About Us:
At Apolo, we're committed to simplifying AI/ML operations for organizations. By addressing the deployment challenges of AI/ML in varied environments, we provide cost-effective and hassle-free solutions. Our managed services and comprehensive tools allow businesses to focus on their core objectives, ensuring seamless AI integration and innovation without the operational complexity.
The Role:
We are looking for an Infrastructure Engineer who will be crucial in managing our product infrastructure. This role requires technical expertise, leadership qualities, and a proactive mindset to ensure our systems are secure, efficient, and in line with our product goals. Ideal candidates are resourceful, excel in problem-solving, and capable of working autonomously with minimal supervision
Requirements
● Extensive knowledge and hands-on experience with Kubernetes, including overall cluster administration.

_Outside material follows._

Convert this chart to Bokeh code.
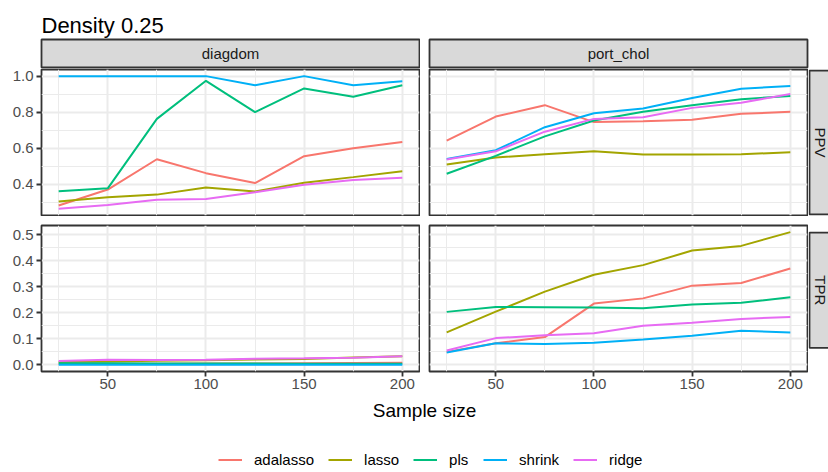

● Proficiency with cloud service providers (AWS, GCP, Azure).
● Experience in managing bare metal infrastructure.
● Proficiency in Terraform for infrastructure automation.
● Expertise in Helm for package management.
● Strong foundation in Linux system administration, with skills in performance tuning, troubleshooting, and understanding operating system internals.
● Solid networking knowledge, including TCP/IP, DNS, load balancing, and firewall configurations, to ensure secure and efficient network operations.
● Expertise in container engines such as containerd and Docker, with practical experience in configuring, managing, and optimizing containerized environments.
● Proficiency in CI/CD practices, particularly with GitHub Actions.
Responsibilities:
● Oversee infrastructure across cloud, on-premise, and bare metal environments.
● Manage resources in multiple cloud service providers (AWS, GCP, Azure).
● Enhance observability across all environments.
● Implement and integrate solutions that align with our product goals.
● Streamline provisioning pipelines, focusing on the automation of manual processes.
● Apply Infrastructure as Code (IaC) principles using tools like Terraform and Helm.
● Facilitate certification processes and maintain compliance with industry standards.
● Implement robust security hardening practices.
Desirable Skills:
● Experience with CNI, Ingress Controllers, Service Meshes, Gateways.
● Experience with CSI, NAS, NFS and other related storage technologies.
● Prometheus / Thanos, Grafana and related tools.
● Proficient in Python for scripting and automation.
Benefits
What We Offer:
● Work remotely, ensuring time zones align for effective collaboration.
● Shape the product's direction and success by taking ownership of essential components.
● Solve complex and innovative challenges.
● Join a supportive and dynamic team environment.
● Receive a competitive salary and benefits package